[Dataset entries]
+++++
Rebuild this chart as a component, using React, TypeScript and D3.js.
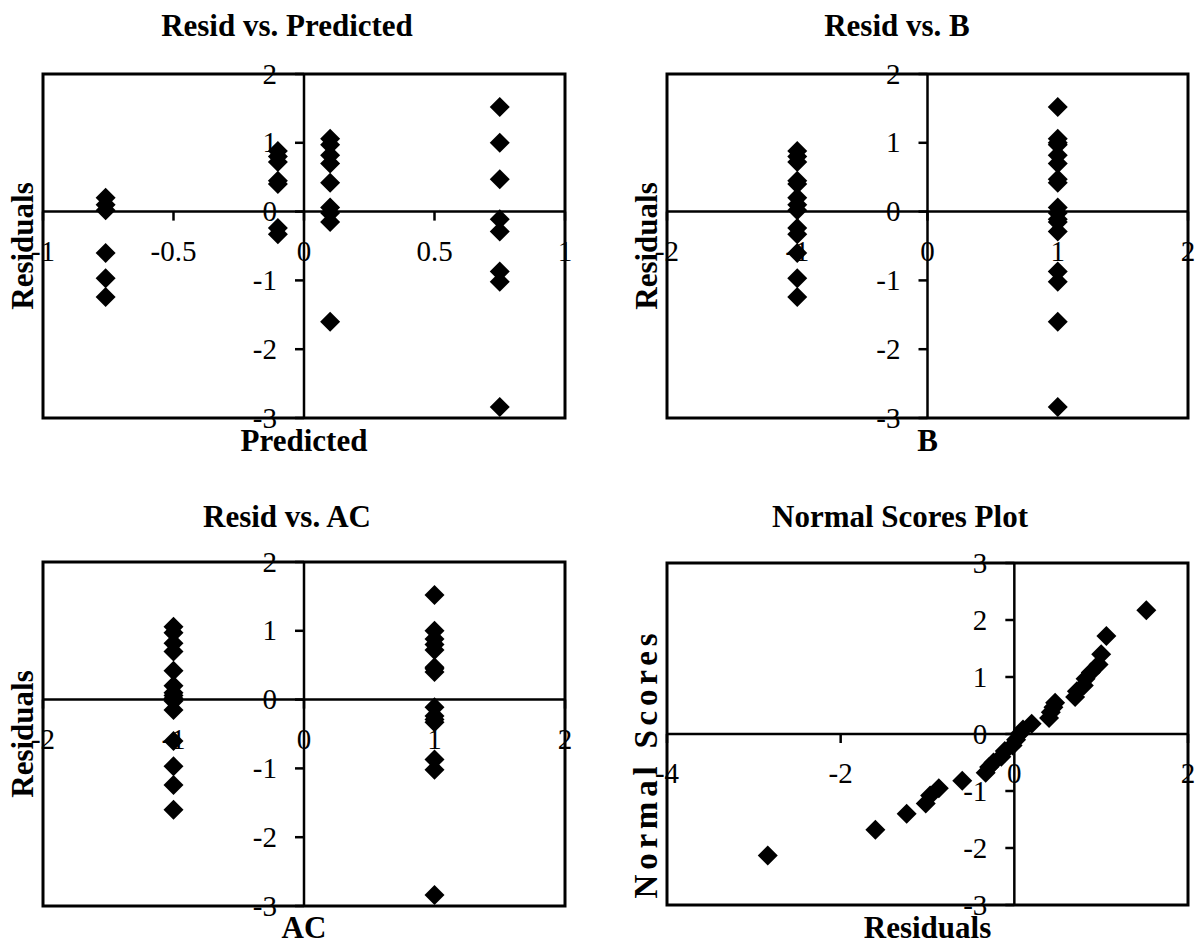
import React from "react";
import * as d3 from "d3";

// Runs of the designed experiment: fitted value, coded factor levels and residual
const predicted = [
  -0.76, -0.76, -0.76, -0.76, -0.76, -0.76,
  -0.1, -0.1, -0.1, -0.1, -0.1, -0.1, -0.1,
  0.1, 0.1, 0.1, 0.1, 0.1, 0.1, 0.1, 0.1, 0.1,
  0.75, 0.75, 0.75, 0.75, 0.75, 0.75, 0.75, 0.75,
];
const factorB = [
  -1, -1, -1, -1, -1, -1,
  -1, -1, -1, -1, -1, -1, -1,
  1, 1, 1, 1, 1, 1, 1, 1, 1,
  1, 1, 1, 1, 1, 1, 1, 1,
];
const factorAC = [
  -1, -1, -1, -1, -1, -1,
  1, 1, 1, 1, 1, 1, 1,
  -1, -1, -1, -1, -1, -1, -1, -1, -1,
  1, 1, 1, 1, 1, 1, 1, 1,
];
const residuals = [
  0.2, 0.1, 0.02, -0.6, -0.97, -1.24,
  0.88, 0.8, 0.72, 0.45, 0.4, -0.24, -0.33,
  1.06, 0.97, 0.82, 0.7, 0.42, 0.06, -0.02, -0.15, -1.6,
  1.52, 1.0, 0.47, -0.11, -0.29, -0.87, -1.02, -2.84,
];

// Normal probability plot: ordered residuals and their normal scores
const orderedResiduals = [
  -2.84, -1.6, -1.24, -1.02, -0.97, -0.87, -0.6, -0.33, -0.29, -0.24,
  -0.15, -0.11, -0.02, 0.02, 0.06, 0.1, 0.2, 0.4, 0.42, 0.45,
  0.47, 0.7, 0.72, 0.8, 0.82, 0.88, 0.97, 1.0, 1.06, 1.52,
];
const normalScores = [
  -2.13, -1.68, -1.4, -1.22, -1.08, -0.95, -0.82, -0.68, -0.58, -0.5,
  -0.4, -0.3, -0.2, -0.1, 0.0, 0.08, 0.18, 0.28, 0.38, 0.47,
  0.55, 0.65, 0.75, 0.85, 0.97, 1.08, 1.22, 1.4, 1.72, 2.17,
];

// Axis ticks
const residTicks = [2, 1, 0, -1, -2, -3];
const residTickLabels = ["2", "1", "0", "-1", "-2", "-3"];
const predTicks = [-1, -0.5, 0, 0.5, 1];
const predTickLabels = ["-1", "-0.5", "0", "0.5", "1"];
const factorTicks = [-2, -1, 0, 1, 2];
const factorTickLabels = ["-2", "-1", "0", "1", "2"];
const scoreTicks = [3, 2, 1, 0, -1, -2, -3];
const scoreTickLabels = ["3", "2", "1", "0", "-1", "-2", "-3"];
const normResidTicks = [-4, -2, 0, 2];
const normResidTickLabels = ["-4", "-2", "0", "2"];

const FONT = "'Times New Roman', 'Liberation Serif', serif";

type Frame = { left: number; right: number; top: number; bottom: number };

type PanelProps = {
  title: string;
  xLabel: string;
  yLabel: string;
  frame: Frame;
  titleX: number;
  titleY: number;
  xLabelY: number;
  yLabelX: number;
  yLabelCenter?: number;
  yLabelLength?: number;
  yLabelSize?: number;
  xDomain: [number, number];
  yDomain: [number, number];
  xTicks: number[];
  xTickLabels: string[];
  yTicks: number[];
  yTickLabels: string[];
  xs: number[];
  ys: number[];
};

const diamondPath = d3.symbol(d3.symbolSquare, 200)() as string;

function Panel(p: PanelProps) {
  const f = p.frame;
  const x = d3.scaleLinear().domain(p.xDomain).range([f.left, f.right]);
  const y = d3.scaleLinear().domain(p.yDomain).range([f.bottom, f.top]);
  const x0 = x(0);
  const y0 = y(0);
  const yMid = p.yLabelCenter ?? (f.top + f.bottom) / 2;
  return (
    <g>
      <text
        x={p.titleX}
        y={p.titleY}
        textAnchor="middle"
        fontFamily={FONT}
        fontWeight="bold"
        fontSize={31}
      >
        {p.title}
      </text>
      <rect
        x={f.left}
        y={f.top}
        width={f.right - f.left}
        height={f.bottom - f.top}
        fill="none"
        stroke="#000"
        strokeWidth={3}
      />
      <line x1={x0} x2={x0} y1={f.top} y2={f.bottom} stroke="#000" strokeWidth={2.5} />
      <line x1={f.left} x2={f.right} y1={y0} y2={y0} stroke="#000" strokeWidth={2.5} />
      {p.yTicks.map((v, i) => (
        <g key={"yt" + i}>
          <line x1={x0 - 9} x2={x0} y1={y(v)} y2={y(v)} stroke="#000" strokeWidth={2.5} />
          <text
            x={x0 - 27}
            y={y(v)}
            dy="0.33em"
            textAnchor="end"
            fontFamily={FONT}
            fontSize={29}
          >
            {p.yTickLabels[i]}
          </text>
        </g>
      ))}
      {p.xTicks.map((v, i) => (
        <g key={"xt" + i}>
          <line x1={x(v)} x2={x(v)} y1={y0} y2={y0 + 9} stroke="#000" strokeWidth={2.5} />
          <text
            x={x(v)}
            y={y0 + 49}
            textAnchor="middle"
            fontFamily={FONT}
            fontSize={29}
          >
            {p.xTickLabels[i]}
          </text>
        </g>
      ))}
      {p.xs.map((v, i) => (
        <path
          key={"pt" + i}
          d={diamondPath}
          transform={`translate(${x(v)},${y(p.ys[i])}) rotate(45)`}
          fill="#000"
        />
      ))}
      <text
        x={(f.left + f.right) / 2}
        y={p.xLabelY}
        textAnchor="middle"
        fontFamily={FONT}
        fontWeight="bold"
        fontSize={31}
      >
        {p.xLabel}
      </text>
      <text
        transform={`translate(${p.yLabelX},${yMid}) rotate(-90)`}
        textAnchor="middle"
        fontFamily={FONT}
        fontWeight="bold"
        fontSize={p.yLabelSize ?? 31}
        textLength={p.yLabelLength}
        lengthAdjust={p.yLabelLength ? "spacing" : undefined}
      >
        {p.yLabel}
      </text>
    </g>
  );
}

export default function App() {
  const leftFrameTop: Frame = { left: 43, right: 565, top: 74, bottom: 418 };
  const rightFrameTop: Frame = { left: 667, right: 1188, top: 74, bottom: 418 };
  const leftFrameBottom: Frame = { left: 43, right: 565, top: 562, bottom: 906 };
  const rightFrameBottom: Frame = { left: 667, right: 1188, top: 563, bottom: 905 };

  return (
    <svg
      width={1195}
      height={945}
      viewBox="0 0 1195 945"
      style={{ position: "absolute", left: 0, top: 0, background: "#fff" }}
    >
      <rect width={1195} height={945} fill="#fff" />
      <Panel
        title="Resid vs. Predicted"
        xLabel="Predicted"
        yLabel="Residuals"
        frame={leftFrameTop}
        titleX={287}
        titleY={36}
        xLabelY={451}
        yLabelX={33}
        xDomain={[-1, 1]}
        yDomain={[-3, 2]}
        xTicks={predTicks}
        xTickLabels={predTickLabels}
        yTicks={residTicks}
        yTickLabels={residTickLabels}
        xs={predicted}
        ys={residuals}
      />
      <Panel
        title="Resid vs. B"
        xLabel="B"
        yLabel="Residuals"
        frame={rightFrameTop}
        titleX={897}
        titleY={36}
        xLabelY={451}
        yLabelX={657}
        xDomain={[-2, 2]}
        yDomain={[-3, 2]}
        xTicks={factorTicks}
        xTickLabels={factorTickLabels}
        yTicks={residTicks}
        yTickLabels={residTickLabels}
        xs={factorB}
        ys={residuals}
      />
      <Panel
        title="Resid vs. AC"
        xLabel="AC"
        yLabel="Residuals"
        frame={leftFrameBottom}
        titleX={287}
        titleY={527}
        xLabelY={938}
        yLabelX={33}
        xDomain={[-2, 2]}
        yDomain={[-3, 2]}
        xTicks={factorTicks}
        xTickLabels={factorTickLabels}
        yTicks={residTicks}
        yTickLabels={residTickLabels}
        xs={factorAC}
        ys={residuals}
      />
      <Panel
        title="Normal Scores Plot"
        xLabel="Residuals"
        yLabel="Normal Scores"
        frame={rightFrameBottom}
        titleX={900}
        titleY={527}
        xLabelY={938}
        yLabelX={657}
        yLabelCenter={766}
        yLabelLength={265}
        yLabelSize={33}
        xDomain={[-4, 2]}
        yDomain={[-3, 3]}
        xTicks={normResidTicks}
        xTickLabels={normResidTickLabels}
        yTicks={scoreTicks}
        yTickLabels={scoreTickLabels}
        xs={orderedResiduals}
        ys={normalScores}
      />
    </svg>
  );
}
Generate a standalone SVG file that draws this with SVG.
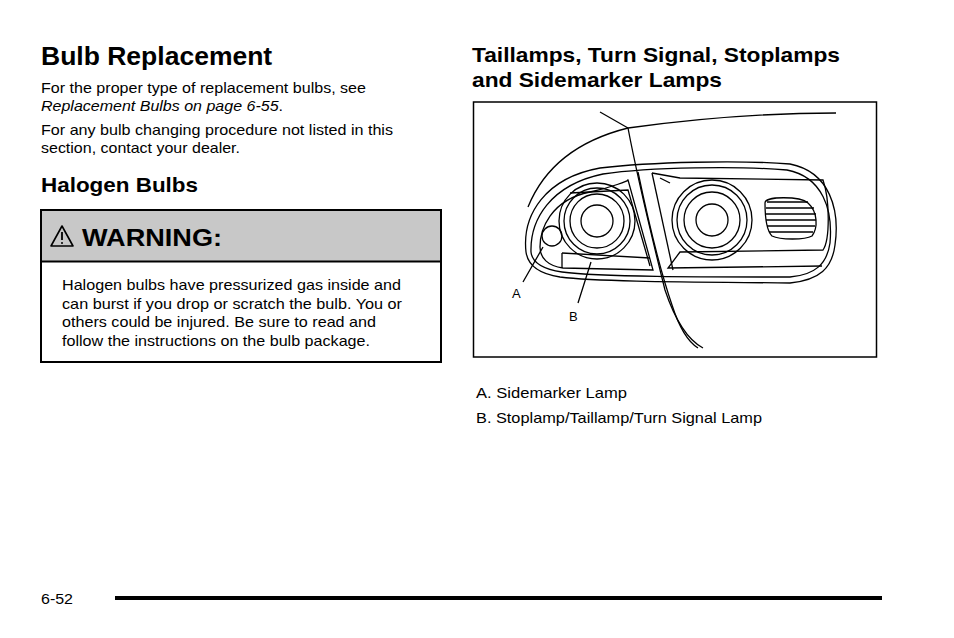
+++++
* _WHAT IS BEING ASKED_:
Copy nothing but the lines from the top of the material through the line holding "import * as", exactly as written; omit pictures.

* _REPLY_:
Rebuild this chart as a component, using React, TypeScript and D3.js.
import React from "react";
import * as d3 from "d3";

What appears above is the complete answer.